> _Description of the task_
Copy out the material below in full, but not its images.
══ Dataset extract ══
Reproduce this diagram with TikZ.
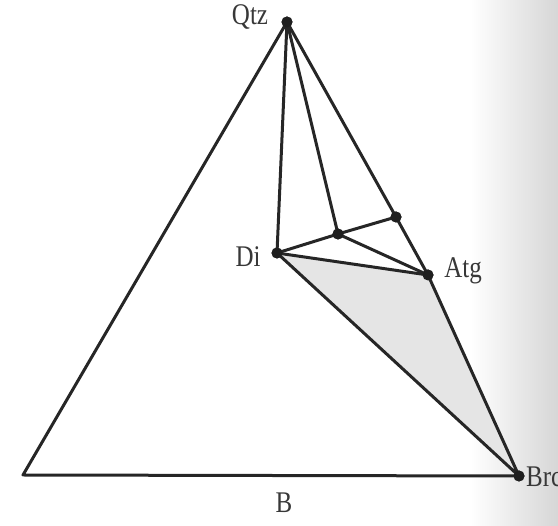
\documentclass[tikz,border=0pt]{standalone}
\usepackage{fontspec}
\setmainfont{Liberation Serif}
\newcommand{\tallt}[1]{\scalebox{1}[1.2]{#1}}
\begin{document}
\begin{tikzpicture}[x=1pt,y=-1pt,
  edge/.style={draw=black!85,line width=3pt,line cap=round,line join=round},
  pt/.style={circle,fill=black!88,inner sep=0pt,minimum size=11pt},
  lab/.style={font=\fontsize{25}{27}\selectfont,text=black!78,inner sep=0pt}]
\useasboundingbox (0,0) rectangle (558,526);
\clip (0,0) rectangle (558,526);
\shade[left color=white,right color=black!16] (470,0) rectangle (558,526);
\coordinate (L) at (23,475);
\node[pt] (Qtz) at (287,22) {};
\node[pt] (Di) at (277,253) {};
\node[pt] (M) at (338,234) {};
\node[pt] (P) at (396,217) {};
\node[pt] (Atg) at (428,275) {};
\node[pt] (Brc) at (519,476) {};
\fill[black!10] (Di.center) -- (Atg.center) -- (Brc.center) -- cycle;
\draw[edge] (Brc.center) -- (L) -- (Qtz.center) -- (P.center) -- (Atg.center) -- (Brc.center) -- (Di.center) -- (Qtz.center);
\draw[edge] (Qtz.center) -- (M.center);
\draw[edge] (Di.center) -- (M.center) -- (P.center);
\draw[edge] (M.center) -- (Atg.center);
\draw[edge] (Di.center) -- (Atg.center);
\node[pt] at (Qtz) {};
\node[pt] at (Di) {};
\node[pt] at (M) {};
\node[pt] at (P) {};
\node[pt] at (Atg) {};
\node[pt] at (Brc) {};
\node[lab] (tQ) at (250,17) {\tallt{Qtz}};
\node[lab] (tD) at (248,257) {\tallt{Di}};
\node[lab] (tA) at (463,271) {\tallt{Atg}};
\node[lab,anchor=west] (tB) at (526,477) {\tallt{Brc}};
\node[lab] (tBB) at (284,503) {\tallt{B}};
\end{tikzpicture}
\end{document}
═══
> _Finished exercise_
Reproduce this diagram with TikZ.
\documentclass[tikz,border=0pt]{standalone}
\usepackage{fontspec}
\setmainfont{Liberation Serif}
\newcommand{\tallt}[1]{\scalebox{1}[1.2]{#1}}
\begin{document}
\begin{tikzpicture}[x=1pt,y=-1pt,
  edge/.style={draw=black!85,line width=3pt,line cap=round,line join=round},
  pt/.style={circle,fill=black!88,inner sep=0pt,minimum size=11pt},
  lab/.style={font=\fontsize{25}{27}\selectfont,text=black!78,inner sep=0pt}]
\useasboundingbox (0,0) rectangle (558,526);
\clip (0,0) rectangle (558,526);
\shade[left color=white,right color=black!16] (470,0) rectangle (558,526);
\coordinate (L) at (23,475);
\node[pt] (Qtz) at (287,22) {};
\node[pt] (Di) at (277,253) {};
\node[pt] (M) at (338,234) {};
\node[pt] (P) at (396,217) {};
\node[pt] (Atg) at (428,275) {};
\node[pt] (Brc) at (519,476) {};
\fill[black!10] (Di.center) -- (Atg.center) -- (Brc.center) -- cycle;
\draw[edge] (Brc.center) -- (L) -- (Qtz.center) -- (P.center) -- (Atg.center) -- (Brc.center) -- (Di.center) -- (Qtz.center);
\draw[edge] (Qtz.center) -- (M.center);
\draw[edge] (Di.center) -- (M.center) -- (P.center);
\draw[edge] (M.center) -- (Atg.center);
\draw[edge] (Di.center) -- (Atg.center);
\node[pt] at (Qtz) {};
\node[pt] at (Di) {};
\node[pt] at (M) {};
\node[pt] at (P) {};
\node[pt] at (Atg) {};
\node[pt] at (Brc) {};
\node[lab] (tQ) at (250,17) {\tallt{Qtz}};
\node[lab] (tD) at (248,257) {\tallt{Di}};
\node[lab] (tA) at (463,271) {\tallt{Atg}};
\node[lab,anchor=west] (tB) at (526,477) {\tallt{Brc}};
\node[lab] (tBB) at (284,503) {\tallt{B}};
\end{tikzpicture}
\end{document}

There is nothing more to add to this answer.